→ **What is asked**:
Write out, word for word, every line from the first one through the line that holds "ax.tick_params(axis='y', pad=19)", and nothing else; skip the pictures.

→ **Source data**:

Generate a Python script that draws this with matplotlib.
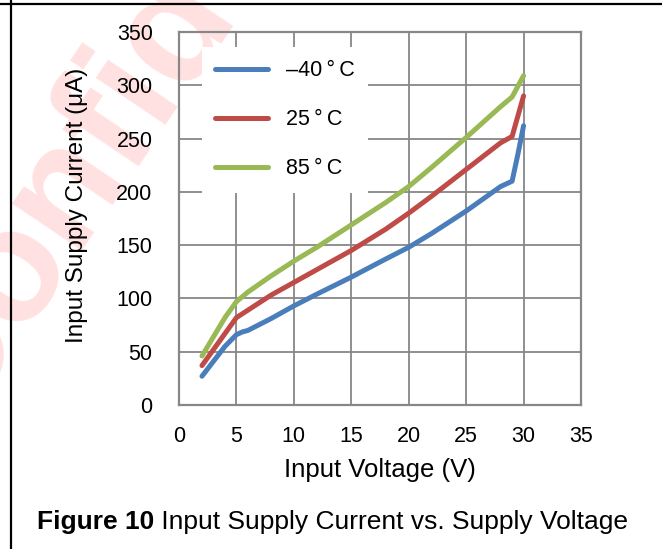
import matplotlib
matplotlib.use("Agg")
import matplotlib.pyplot as plt
from matplotlib.lines import Line2D

plt.rcParams['font.family'] = ['Liberation Sans', 'DejaVu Sans']

# data
volt_m40 = [2, 3, 4, 5, 5.5, 6, 8, 10, 12, 15, 18, 20, 22, 25, 28, 29, 29.5, 30]
curr_m40 = [27, 41, 55, 66, 68.5, 70, 81, 93, 104, 120, 137, 148, 161, 182, 205, 210, 235, 262]
volt_25 = [2, 3, 4, 5, 6, 8, 10, 12, 15, 18, 20, 22, 25, 28, 29, 30]
curr_25 = [37, 52, 67, 82, 89, 103, 115, 127, 145, 165, 180, 196, 221, 246, 252, 290]
volt_85 = [2, 3, 4, 5, 6, 8, 10, 12, 15, 18, 20, 22, 25, 28, 29, 30]
curr_85 = [46, 64, 82, 97, 106, 121, 135, 148, 169, 190, 205, 223, 251, 280, 289, 309]
labels = ['\u201340\u2009\u00b0\u2009C', '25\u2009\u00b0\u2009C', '85\u2009\u00b0\u2009C']
colors = ['#4A7EBB', '#BE4B48', '#98B954']
x_ticks = [0, 5, 10, 15, 20, 25, 30, 35]
y_ticks = [0, 50, 100, 150, 200, 250, 300, 350]

W, H = 662, 549
fig = plt.figure(figsize=(W / 100, H / 100), dpi=100)

# faint watermark, mostly off the left edge
fig.text(-45 / W, 1 - 430 / H, 'Confidential', fontsize=115, fontweight='bold', color='#ff0000',
         alpha=0.12, rotation=56, rotation_mode='anchor', ha='left', va='baseline', zorder=-3)
# frame lines
fig.add_artist(Line2D([0, 1], [1 - 4 / H] * 2, transform=fig.transFigure, color='black', lw=1.6))
fig.add_artist(Line2D([10.5 / W] * 2, [0, 1], transform=fig.transFigure, color='black', lw=1.6))

ax = fig.add_axes([179 / W, 1 - 405 / H, 402 / W, 373 / H])
ax.patch.set_alpha(0)
grid_c = '#878787'
for xs, ys, c, lab in zip([volt_m40, volt_25, volt_85], [curr_m40, curr_25, curr_85], colors, labels):
    ax.plot(xs, ys, color=c, lw=3.6, solid_capstyle='round', solid_joinstyle='round',
            label=lab, zorder=3)

ax.set_xlim(0, 35)
ax.set_ylim(0, 350)
ax.set_xticks(x_ticks)
ax.set_yticks(y_ticks)
ax.grid(True, color=grid_c, lw=1.3)
ax.set_axisbelow(True)
for s in ax.spines.values():
    s.set_color(grid_c)
    s.set_linewidth(1.6)
ax.tick_params(length=0, labelsize=15.5, colors='black')
ax.tick_params(axis='x', pad=15)
ax.tick_params(axis='y', pad=19)

ax.set_xlabel('Input Voltage (V)', fontsize=18.5, labelpad=8)
ax.set_ylabel('Input Supply Current (\u03bcA)', fontsize=17.5)
ax.yaxis.set_label_coords((88 - 179) / 402, (405 - 205) / 373)

leg = ax.legend(loc='upper left', bbox_to_anchor=(23 / 402, (405 - 47) / 373), fontsize=15.5,
                frameon=True, fancybox=False, edgecolor='none', framealpha=1, handlelength=2.45,
                handletextpad=0.85, labelspacing=1.3, borderpad=0.62, borderaxespad=0)
for h in leg.legend_handles:
    h.set_linewidth(3.6)

t1 = fig.text(37 / W, 1 - 522 / H, 'Figure 10', fontsize=19, fontweight='bold', va='center', ha='left')
fig.canvas.draw()
bb = t1.get_window_extent()
fig.text(bb.x1 / W, 1 - 522 / H, ' Input Supply Current vs. Supply Voltage', fontsize=19,
         va='center', ha='left')

fig.savefig('out.png', dpi=100)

→ **In response**:
Generate a Python script that draws this with matplotlib.
import matplotlib
matplotlib.use("Agg")
import matplotlib.pyplot as plt
from matplotlib.lines import Line2D

plt.rcParams['font.family'] = ['Liberation Sans', 'DejaVu Sans']

# data
volt_m40 = [2, 3, 4, 5, 5.5, 6, 8, 10, 12, 15, 18, 20, 22, 25, 28, 29, 29.5, 30]
curr_m40 = [27, 41, 55, 66, 68.5, 70, 81, 93, 104, 120, 137, 148, 161, 182, 205, 210, 235, 262]
volt_25 = [2, 3, 4, 5, 6, 8, 10, 12, 15, 18, 20, 22, 25, 28, 29, 30]
curr_25 = [37, 52, 67, 82, 89, 103, 115, 127, 145, 165, 180, 196, 221, 246, 252, 290]
volt_85 = [2, 3, 4, 5, 6, 8, 10, 12, 15, 18, 20, 22, 25, 28, 29, 30]
curr_85 = [46, 64, 82, 97, 106, 121, 135, 148, 169, 190, 205, 223, 251, 280, 289, 309]
labels = ['\u201340\u2009\u00b0\u2009C', '25\u2009\u00b0\u2009C', '85\u2009\u00b0\u2009C']
colors = ['#4A7EBB', '#BE4B48', '#98B954']
x_ticks = [0, 5, 10, 15, 20, 25, 30, 35]
y_ticks = [0, 50, 100, 150, 200, 250, 300, 350]

W, H = 662, 549
fig = plt.figure(figsize=(W / 100, H / 100), dpi=100)

# faint watermark, mostly off the left edge
fig.text(-45 / W, 1 - 430 / H, 'Confidential', fontsize=115, fontweight='bold', color='#ff0000',
         alpha=0.12, rotation=56, rotation_mode='anchor', ha='left', va='baseline', zorder=-3)
# frame lines
fig.add_artist(Line2D([0, 1], [1 - 4 / H] * 2, transform=fig.transFigure, color='black', lw=1.6))
fig.add_artist(Line2D([10.5 / W] * 2, [0, 1], transform=fig.transFigure, color='black', lw=1.6))

ax = fig.add_axes([179 / W, 1 - 405 / H, 402 / W, 373 / H])
ax.patch.set_alpha(0)
grid_c = '#878787'
for xs, ys, c, lab in zip([volt_m40, volt_25, volt_85], [curr_m40, curr_25, curr_85], colors, labels):
    ax.plot(xs, ys, color=c, lw=3.6, solid_capstyle='round', solid_joinstyle='round',
            label=lab, zorder=3)

ax.set_xlim(0, 35)
ax.set_ylim(0, 350)
ax.set_xticks(x_ticks)
ax.set_yticks(y_ticks)
ax.grid(True, color=grid_c, lw=1.3)
ax.set_axisbelow(True)
for s in ax.spines.values():
    s.set_color(grid_c)
    s.set_linewidth(1.6)
ax.tick_params(length=0, labelsize=15.5, colors='black')
ax.tick_params(axis='x', pad=15)
ax.tick_params(axis='y', pad=19)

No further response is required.